=== WORK TO DO ===
Separate out the lines that hold "this".

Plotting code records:
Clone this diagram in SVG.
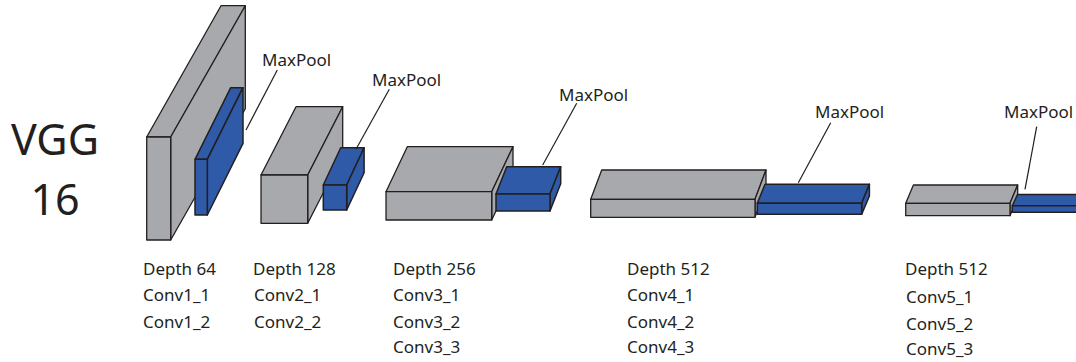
<svg xmlns="http://www.w3.org/2000/svg" width="1076" height="362" viewBox="0 0 1076 362">
<style>
.g{fill:#a7a9ac;stroke:#231f20;stroke-width:1.3;stroke-linejoin:round}
.b{fill:#2f5aa8;stroke:#231f20;stroke-width:1.5;stroke-linejoin:round}
.t{font-family:"Noto Sans","Open Sans","Liberation Sans",sans-serif;font-size:17px;fill:#231f20}
.big{font-family:"Noto Sans","Open Sans","Liberation Sans",sans-serif;font-size:43px;fill:#231f20;text-anchor:middle}
.ln{stroke:#231f20;stroke-width:1.2;fill:none}
</style>
<rect width="1076" height="362" fill="#ffffff"/>
<g id="title">
<text class="big" x="55" y="155">VGG</text>
<text class="big" x="55" y="215">16</text>
</g>
<g id="conv1">
<polygon class="g" points="146.7,137 221,5.7 245.3,5.7 170.7,137"/>
<polygon class="g" points="170.7,137 245.3,5.7 245.3,108.7 170.7,240"/>
<rect class="g" x="146.7" y="137" width="24" height="103"/>
<text class="t" x="143" y="275">Depth 64</text>
<text class="t" x="143" y="301">Conv1_1</text>
<text class="t" x="143" y="328">Conv1_2</text>
</g>
<g id="pool1">
<polygon class="b" points="195,159.3 230.7,87.7 243,87.7 207.3,159.3"/>
<polygon class="b" points="207.3,159.3 243,87.7 243,143.4 207.3,215"/>
<rect class="b" x="195" y="159.3" width="12.3" height="55.7"/>
<text class="t" x="262" y="66">MaxPool</text>
</g>
<g id="conv2">
<polygon class="g" points="261,175 296,106.7 342.7,106.7 307.7,175"/>
<polygon class="g" points="307.7,175 342.7,106.7 342.7,155 307.7,223.3"/>
<rect class="g" x="261" y="175" width="46.7" height="48.3"/>
<text class="t" x="253" y="275">Depth 128</text>
<text class="t" x="254" y="301">Conv2_1</text>
<text class="t" x="254" y="328">Conv2_2</text>
</g>
<g id="pool2">
<polygon class="b" points="323.3,185 340.7,147.7 364.1,147.7 346.7,185"/>
<polygon class="b" points="346.7,185 364.1,147.7 364.1,172.7 346.7,210"/>
<rect class="b" x="323.3" y="185" width="23.4" height="25"/>
<text class="t" x="372" y="86">MaxPool</text>
</g>
<g id="conv3">
<polygon class="g" points="386,191.7 407.3,146.7 513,146.7 491.7,191.7"/>
<polygon class="g" points="491.7,191.7 513,146.7 513,175 491.7,220"/>
<rect class="g" x="386" y="191.7" width="105.7" height="28.3"/>
<text class="t" x="393" y="275">Depth 256</text>
<text class="t" x="393" y="301">Conv3_1</text>
<text class="t" x="393" y="328">Conv3_2</text>
<text class="t" x="393" y="353">Conv3_3</text>
</g>
<g id="pool3">
<polygon class="b" points="496,194 506.7,166.7 560.7,166.7 550,194"/>
<polygon class="b" points="550,194 560.7,166.7 560.7,183.7 550,211"/>
<rect class="b" x="496" y="194" width="54" height="17"/>
<text class="t" x="559" y="101">MaxPool</text>
</g>
<g id="conv4">
<polygon class="g" points="590.7,199.3 601.7,170 766,170 755,199.3"/>
<polygon class="g" points="755,199.3 766,170 766,188 755,217.3"/>
<rect class="g" x="590.7" y="199.3" width="164.3" height="18"/>
<text class="t" x="627" y="275">Depth 512</text>
<text class="t" x="627" y="301">Conv4_1</text>
<text class="t" x="627" y="328">Conv4_2</text>
<text class="t" x="627" y="353">Conv4_3</text>
</g>
<g id="pool4">
<polygon class="b" points="757.3,203.3 765,184.3 869.4,184.3 861.7,203.3"/>
<polygon class="b" points="861.7,203.3 869.4,184.3 869.4,196 861.7,214.3"/>
<rect class="b" x="757.3" y="203.3" width="104.4" height="11"/>
<text class="t" x="815" y="118">MaxPool</text>
</g>
<g id="conv5">
<polygon class="g" points="905.7,203.3 913.4,185 1017.7,185 1010,203.3"/>
<polygon class="g" points="1010,203.3 1017.7,185 1017.7,197.4 1010,215.7"/>
<rect class="g" x="905.7" y="203.3" width="104.3" height="12.4"/>
<text class="t" x="905" y="275">Depth 512</text>
<text class="t" x="906" y="303">Conv5_1</text>
<text class="t" x="906" y="330">Conv5_2</text>
<text class="t" x="906" y="355">Conv5_3</text>
</g>
<g id="pool5">
<polygon class="b" points="1012.3,205.7 1017.6,194.4 1085,194.4 1085,205.7"/>
<rect class="b" x="1012.3" y="205.7" width="72" height="6.6"/>
<text class="t" x="1004" y="118">MaxPool</text>
</g>
<g id="connectors">
<line class="ln" x1="277.3" y1="70" x2="246" y2="130"/>
<line class="ln" x1="389.3" y1="89.3" x2="356" y2="149.3"/>
<line class="ln" x1="576.7" y1="103.3" x2="542.7" y2="165"/>
<line class="ln" x1="830.7" y1="122.7" x2="798.3" y2="182.7"/>
<line class="ln" x1="1036.7" y1="126.7" x2="1025" y2="189.3"/>
</g>
</svg>
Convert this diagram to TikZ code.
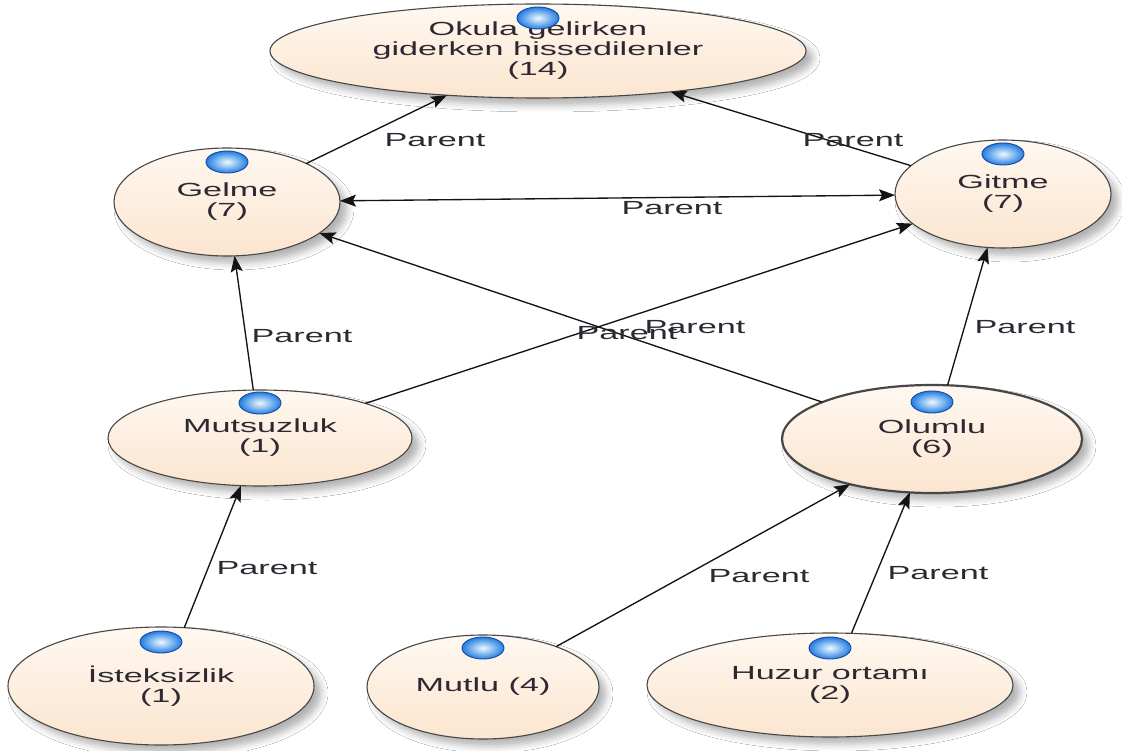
\documentclass[tikz,border=0pt]{standalone}
\usepackage{fontspec}
\setmainfont{Liberation Sans}[FakeStretch=1.8]
\usetikzlibrary{shapes.geometric,arrows.meta,shadows.blur}
\definecolor{peachA}{RGB}{255,248,240}
\definecolor{peachB}{RGB}{251,229,207}
\definecolor{txt}{RGB}{45,40,50}
\definecolor{edgec}{RGB}{20,20,20}
\definecolor{dotin}{RGB}{235,250,255}
\definecolor{dotout}{RGB}{35,125,225}
\definecolor{dotrim}{RGB}{20,75,165}
\pgfdeclarelayer{bg}
\pgfsetlayers{bg,main}
\begin{document}
\begin{tikzpicture}[x=1pt,y=-1pt,
  font=\fontsize{19pt}{20pt}\selectfont,
  concept/.style={ellipse, draw=black!72, line width=1.1pt,
    top color=peachA, bottom color=peachB,
    inner sep=0pt, outer sep=0pt, align=center, text=txt,
    blur shadow={shadow xshift=7pt, shadow yshift=-7pt,
      shadow blur radius=7pt, shadow opacity=30}},
  bluedot/.style={ellipse, minimum width=42pt, minimum height=22pt,
    inner sep=0pt, draw=dotrim, line width=0.9pt,
    inner color=dotin, outer color=dotout},
  lbl/.style={text=txt, inner sep=0pt},
  conn/.style={draw=edgec, line width=1.35pt,
    -{Stealth[length=16pt,width=12pt,inset=3pt]}},
  connboth/.style={draw=edgec, line width=1.35pt,
    {Stealth[length=16pt,width=12pt,inset=3pt]}-{Stealth[length=16pt,width=12pt,inset=3pt]}},
  shconn/.style={draw=black!9, line width=1.6pt,
    -{Stealth[length=14pt,width=11pt,inset=3pt,color=black!16]},
    transform canvas={shift={(22pt,-14pt)}}}
]
\fill[white] (0,0) rectangle (1122,751);
\useasboundingbox (0,0) rectangle (1122,751);

% nodes
\node[concept, minimum width=536pt, minimum height=94pt] (top) at (538,51)
  {Okula gelirken\\giderken hissedilenler\\(14)};
\node[concept, minimum width=226pt, minimum height=108pt] (gelme) at (227,202) {Gelme\\(7)};
\node[concept, minimum width=216pt, minimum height=108pt] (gitme) at (1003,194) {Gitme\\(7)};
\node[concept, minimum width=304pt, minimum height=96pt] (mutsuz) at (260,438) {Mutsuzluk\\(1)};
\node[concept, minimum width=300pt, minimum height=108pt, line width=2.2pt] (olumlu) at (932,439) {Olumlu\\(6)};
\node[concept, minimum width=306pt, minimum height=118pt] (istek) at (161,686) {İsteksizlik\\(1)};
\node[concept, minimum width=232pt, minimum height=104pt] (mutlu) at (483,687) {Mutlu (4)};
\node[concept, minimum width=366pt, minimum height=104pt] (huzur) at (830,685) {Huzur ortamı\\(2)};

% shadow connectors
\begin{pgfonlayer}{bg}
\draw[shconn] (gelme) -- (top);
\draw[shconn] (gitme) -- (top);
\draw[shconn] (gelme) -- (gitme);
\draw[shconn] (mutsuz) -- (gelme);
\draw[shconn] (mutsuz) -- (gitme);
\draw[shconn] (olumlu) -- (gelme);
\draw[shconn] (olumlu) -- (gitme);
\draw[shconn] (istek) -- (mutsuz);
\draw[shconn] (mutlu) -- (olumlu);
\draw[shconn] (huzur) -- (olumlu);
\end{pgfonlayer}

% blue dots
\node[bluedot] (dtop) at ([yshift=33pt]top.center) {};
\node[bluedot] (dgelme) at ([yshift=40pt]gelme.center) {};
\node[bluedot] (dgitme) at ([yshift=40pt]gitme.center) {};
\node[bluedot] (dmutsuz) at ([yshift=35pt]mutsuz.center) {};
\node[bluedot] (dolumlu) at ([yshift=37pt]olumlu.center) {};
\node[bluedot] (distek) at ([yshift=44pt]istek.center) {};
\node[bluedot] (dmutlu) at ([yshift=39pt]mutlu.center) {};
\node[bluedot] (dhuzur) at ([yshift=37pt]huzur.center) {};

% connectors
\draw[conn] (gelme) -- (top);
\draw[conn] (gitme) -- (top);
\draw[connboth] (gelme) -- (gitme);
\draw[conn] (mutsuz) -- (gelme);
\draw[conn] (mutsuz) -- (gitme);
\draw[conn] (olumlu) -- (gelme);
\draw[conn] (olumlu) -- (gitme);
\draw[conn] (istek) -- (mutsuz);
\draw[conn] (mutlu) -- (olumlu);
\draw[conn] (huzur) -- (olumlu);

% labels
\node[lbl] (l1) at (435,140) {Parent};
\node[lbl] (l2) at (853,140) {Parent};
\node[lbl] (l3) at (672,208) {Parent};
\node[lbl] (l4) at (302,336) {Parent};
\node[lbl] (l5) at (627,333) {Parent};
\node[lbl] (l6) at (695,327) {Parent};
\node[lbl] (l7) at (1025,327) {Parent};
\node[lbl] (l8) at (267,568) {Parent};
\node[lbl] (l9) at (759,576) {Parent};
\node[lbl] (l10) at (938,573) {Parent};
\end{tikzpicture}
\end{document}
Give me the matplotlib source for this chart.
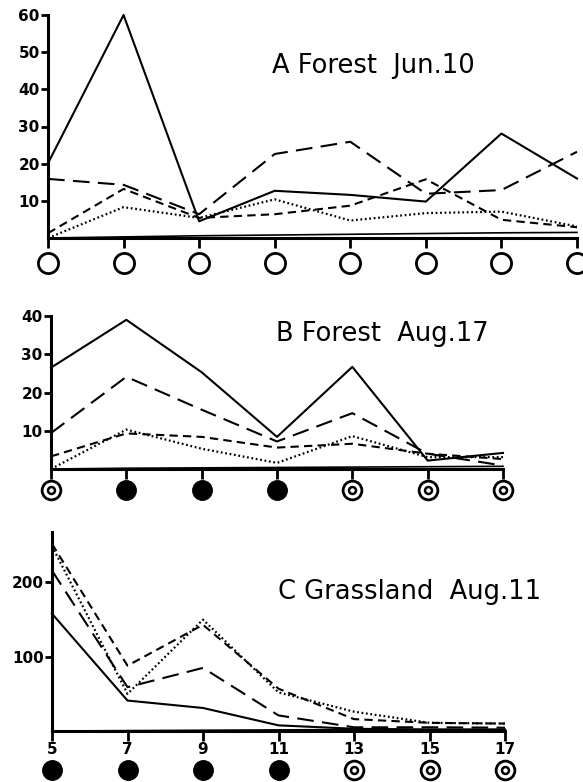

=== WRITTEN ANSWER ===
Clone this diagram in SVG.
Convert this diagram to TikZ code.
Give me the matplotlib source for this chart.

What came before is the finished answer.